-- DATASET EXTRACT --
┌────────

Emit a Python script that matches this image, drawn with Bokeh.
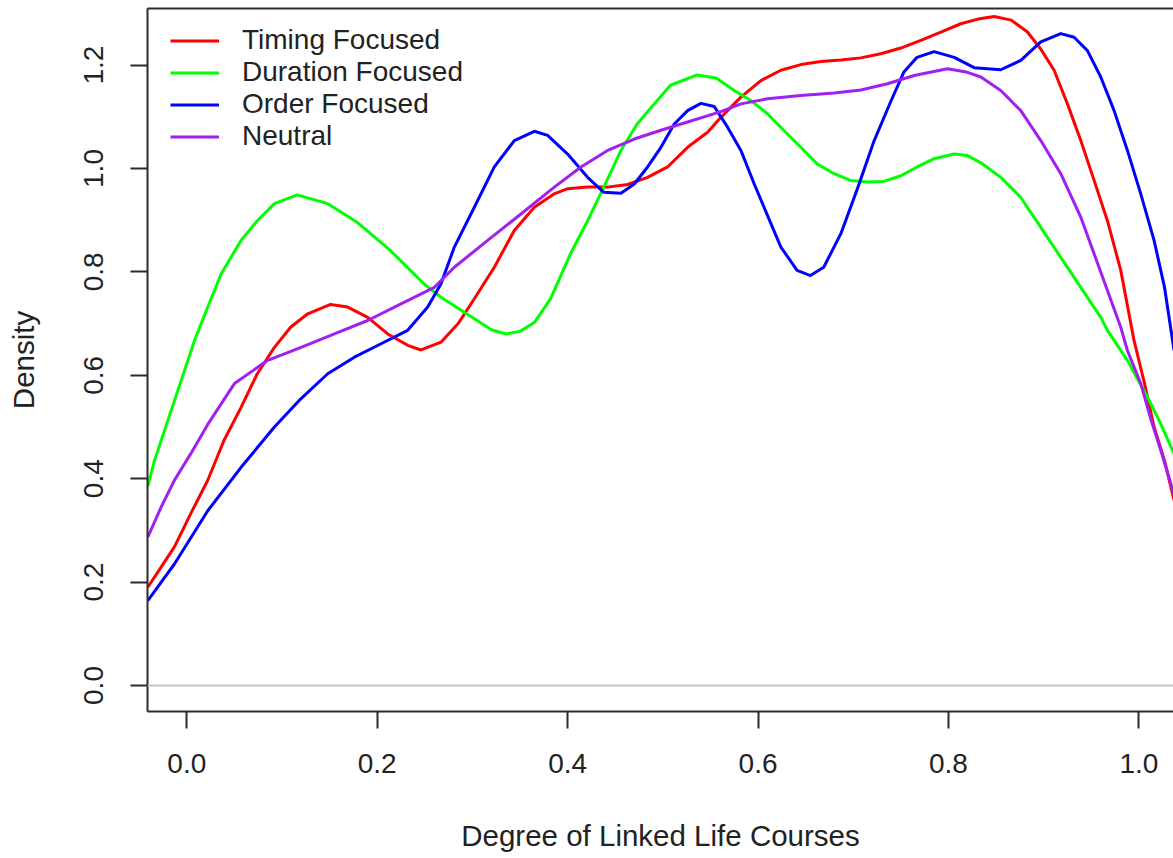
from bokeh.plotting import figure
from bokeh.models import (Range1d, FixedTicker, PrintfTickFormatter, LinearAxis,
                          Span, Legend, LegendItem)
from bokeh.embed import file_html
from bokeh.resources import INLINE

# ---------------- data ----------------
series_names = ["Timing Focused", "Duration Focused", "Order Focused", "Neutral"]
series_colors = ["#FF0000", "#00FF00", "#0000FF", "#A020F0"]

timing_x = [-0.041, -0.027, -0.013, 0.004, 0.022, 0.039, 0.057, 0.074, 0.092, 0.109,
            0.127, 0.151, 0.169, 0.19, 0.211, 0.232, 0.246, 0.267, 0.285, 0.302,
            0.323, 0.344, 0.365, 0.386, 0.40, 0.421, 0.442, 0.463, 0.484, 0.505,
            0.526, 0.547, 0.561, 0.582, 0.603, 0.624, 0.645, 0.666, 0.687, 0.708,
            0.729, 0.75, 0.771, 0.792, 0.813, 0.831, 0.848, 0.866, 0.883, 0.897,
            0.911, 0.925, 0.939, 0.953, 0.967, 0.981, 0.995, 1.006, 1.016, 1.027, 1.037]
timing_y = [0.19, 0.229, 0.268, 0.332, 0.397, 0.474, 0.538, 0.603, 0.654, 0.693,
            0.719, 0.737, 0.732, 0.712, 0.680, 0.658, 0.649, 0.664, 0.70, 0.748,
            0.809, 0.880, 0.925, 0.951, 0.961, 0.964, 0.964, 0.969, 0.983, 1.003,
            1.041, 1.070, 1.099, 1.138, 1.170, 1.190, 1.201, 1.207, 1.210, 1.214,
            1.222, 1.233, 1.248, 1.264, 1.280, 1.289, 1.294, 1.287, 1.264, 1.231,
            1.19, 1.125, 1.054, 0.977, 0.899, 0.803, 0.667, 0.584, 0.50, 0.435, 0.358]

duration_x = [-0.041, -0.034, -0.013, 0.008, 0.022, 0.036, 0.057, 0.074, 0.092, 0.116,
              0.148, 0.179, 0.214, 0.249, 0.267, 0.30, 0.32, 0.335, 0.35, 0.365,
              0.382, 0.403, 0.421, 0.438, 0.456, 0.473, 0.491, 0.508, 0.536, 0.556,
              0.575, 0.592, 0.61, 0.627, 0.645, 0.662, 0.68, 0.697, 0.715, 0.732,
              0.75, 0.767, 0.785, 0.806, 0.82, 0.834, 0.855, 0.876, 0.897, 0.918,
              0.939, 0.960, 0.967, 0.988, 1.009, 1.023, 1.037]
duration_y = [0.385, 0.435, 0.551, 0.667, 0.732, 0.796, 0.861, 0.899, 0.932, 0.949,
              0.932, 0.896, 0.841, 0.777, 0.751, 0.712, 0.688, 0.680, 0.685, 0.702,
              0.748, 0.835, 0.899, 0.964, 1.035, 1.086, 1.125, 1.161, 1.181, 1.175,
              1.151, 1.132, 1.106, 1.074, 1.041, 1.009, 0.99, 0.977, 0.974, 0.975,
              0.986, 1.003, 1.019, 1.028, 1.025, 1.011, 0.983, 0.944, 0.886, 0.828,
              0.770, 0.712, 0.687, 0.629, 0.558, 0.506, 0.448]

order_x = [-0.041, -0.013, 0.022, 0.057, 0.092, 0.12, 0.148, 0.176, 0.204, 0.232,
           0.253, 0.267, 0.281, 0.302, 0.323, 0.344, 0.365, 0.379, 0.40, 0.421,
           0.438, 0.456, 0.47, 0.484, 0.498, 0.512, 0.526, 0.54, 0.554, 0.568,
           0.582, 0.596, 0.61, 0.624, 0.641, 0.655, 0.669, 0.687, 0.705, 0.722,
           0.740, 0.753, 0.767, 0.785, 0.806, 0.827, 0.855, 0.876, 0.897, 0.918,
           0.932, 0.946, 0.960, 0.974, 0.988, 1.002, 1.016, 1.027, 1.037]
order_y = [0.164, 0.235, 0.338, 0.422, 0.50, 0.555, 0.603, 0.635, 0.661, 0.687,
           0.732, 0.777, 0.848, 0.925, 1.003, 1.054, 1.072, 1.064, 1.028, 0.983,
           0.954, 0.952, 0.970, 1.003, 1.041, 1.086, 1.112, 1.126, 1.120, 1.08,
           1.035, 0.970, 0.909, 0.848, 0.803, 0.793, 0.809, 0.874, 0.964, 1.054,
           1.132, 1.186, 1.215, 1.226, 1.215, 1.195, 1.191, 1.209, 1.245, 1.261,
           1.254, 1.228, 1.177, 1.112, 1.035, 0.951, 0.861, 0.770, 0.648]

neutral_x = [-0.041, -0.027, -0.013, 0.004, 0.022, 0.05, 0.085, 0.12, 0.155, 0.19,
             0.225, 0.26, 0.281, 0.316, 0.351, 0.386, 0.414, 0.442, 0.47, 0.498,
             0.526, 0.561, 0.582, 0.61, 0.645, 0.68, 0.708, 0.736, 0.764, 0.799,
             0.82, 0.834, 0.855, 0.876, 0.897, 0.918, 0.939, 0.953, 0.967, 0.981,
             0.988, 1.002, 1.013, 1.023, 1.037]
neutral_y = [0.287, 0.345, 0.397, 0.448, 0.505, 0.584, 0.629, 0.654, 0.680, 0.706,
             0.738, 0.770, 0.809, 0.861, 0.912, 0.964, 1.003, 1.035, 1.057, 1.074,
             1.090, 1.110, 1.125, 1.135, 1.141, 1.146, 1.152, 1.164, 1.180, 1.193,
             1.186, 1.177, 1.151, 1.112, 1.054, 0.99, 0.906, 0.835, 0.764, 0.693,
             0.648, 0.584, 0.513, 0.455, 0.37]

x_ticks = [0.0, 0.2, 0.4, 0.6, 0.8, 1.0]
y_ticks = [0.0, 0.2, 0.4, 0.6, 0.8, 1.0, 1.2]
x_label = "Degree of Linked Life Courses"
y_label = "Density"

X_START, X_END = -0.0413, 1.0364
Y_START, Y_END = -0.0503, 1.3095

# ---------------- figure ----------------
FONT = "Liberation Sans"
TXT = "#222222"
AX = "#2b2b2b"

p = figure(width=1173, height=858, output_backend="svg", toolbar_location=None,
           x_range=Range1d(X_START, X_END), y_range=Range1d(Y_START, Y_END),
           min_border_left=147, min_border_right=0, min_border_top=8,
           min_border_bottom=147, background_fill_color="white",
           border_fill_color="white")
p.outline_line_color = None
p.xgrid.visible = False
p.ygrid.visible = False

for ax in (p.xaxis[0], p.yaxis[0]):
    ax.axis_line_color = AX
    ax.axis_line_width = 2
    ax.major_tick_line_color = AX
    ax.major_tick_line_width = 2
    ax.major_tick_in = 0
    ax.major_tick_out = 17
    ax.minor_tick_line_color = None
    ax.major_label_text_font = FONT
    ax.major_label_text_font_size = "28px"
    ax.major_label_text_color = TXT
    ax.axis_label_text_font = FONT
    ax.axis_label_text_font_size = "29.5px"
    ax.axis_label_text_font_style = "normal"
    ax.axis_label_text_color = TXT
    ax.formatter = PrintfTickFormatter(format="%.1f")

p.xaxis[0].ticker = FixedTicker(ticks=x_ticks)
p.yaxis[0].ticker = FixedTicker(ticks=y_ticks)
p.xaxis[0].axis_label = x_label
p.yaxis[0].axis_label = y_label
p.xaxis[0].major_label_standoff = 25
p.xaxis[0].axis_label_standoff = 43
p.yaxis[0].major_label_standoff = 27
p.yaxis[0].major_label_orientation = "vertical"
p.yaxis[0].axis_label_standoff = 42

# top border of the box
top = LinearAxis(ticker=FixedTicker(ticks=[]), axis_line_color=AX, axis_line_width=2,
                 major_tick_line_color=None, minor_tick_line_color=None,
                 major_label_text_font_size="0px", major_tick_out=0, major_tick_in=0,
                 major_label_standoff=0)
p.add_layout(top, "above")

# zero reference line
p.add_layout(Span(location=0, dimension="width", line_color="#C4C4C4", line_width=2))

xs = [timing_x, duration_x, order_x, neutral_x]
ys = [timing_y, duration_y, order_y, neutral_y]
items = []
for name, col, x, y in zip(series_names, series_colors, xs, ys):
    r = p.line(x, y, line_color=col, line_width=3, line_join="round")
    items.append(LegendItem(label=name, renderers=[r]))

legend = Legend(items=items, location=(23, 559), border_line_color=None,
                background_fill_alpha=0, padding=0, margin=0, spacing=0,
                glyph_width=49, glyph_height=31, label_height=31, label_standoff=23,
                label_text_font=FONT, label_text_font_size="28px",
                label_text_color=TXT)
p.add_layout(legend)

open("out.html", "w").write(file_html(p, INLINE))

└────────

-- AIM OF THE TASK --
Repeat the lines above, starting at the first and stopping after the line that holds "0.50, 0.435, 0.358]", with the pictures left out.

-- WORKED ANSWER --
Emit a Python script that matches this image, drawn with Bokeh.
from bokeh.plotting import figure
from bokeh.models import (Range1d, FixedTicker, PrintfTickFormatter, LinearAxis,
                          Span, Legend, LegendItem)
from bokeh.embed import file_html
from bokeh.resources import INLINE

# ---------------- data ----------------
series_names = ["Timing Focused", "Duration Focused", "Order Focused", "Neutral"]
series_colors = ["#FF0000", "#00FF00", "#0000FF", "#A020F0"]

timing_x = [-0.041, -0.027, -0.013, 0.004, 0.022, 0.039, 0.057, 0.074, 0.092, 0.109,
            0.127, 0.151, 0.169, 0.19, 0.211, 0.232, 0.246, 0.267, 0.285, 0.302,
            0.323, 0.344, 0.365, 0.386, 0.40, 0.421, 0.442, 0.463, 0.484, 0.505,
            0.526, 0.547, 0.561, 0.582, 0.603, 0.624, 0.645, 0.666, 0.687, 0.708,
            0.729, 0.75, 0.771, 0.792, 0.813, 0.831, 0.848, 0.866, 0.883, 0.897,
            0.911, 0.925, 0.939, 0.953, 0.967, 0.981, 0.995, 1.006, 1.016, 1.027, 1.037]
timing_y = [0.19, 0.229, 0.268, 0.332, 0.397, 0.474, 0.538, 0.603, 0.654, 0.693,
            0.719, 0.737, 0.732, 0.712, 0.680, 0.658, 0.649, 0.664, 0.70, 0.748,
            0.809, 0.880, 0.925, 0.951, 0.961, 0.964, 0.964, 0.969, 0.983, 1.003,
            1.041, 1.070, 1.099, 1.138, 1.170, 1.190, 1.201, 1.207, 1.210, 1.214,
            1.222, 1.233, 1.248, 1.264, 1.280, 1.289, 1.294, 1.287, 1.264, 1.231,
            1.19, 1.125, 1.054, 0.977, 0.899, 0.803, 0.667, 0.584, 0.50, 0.435, 0.358]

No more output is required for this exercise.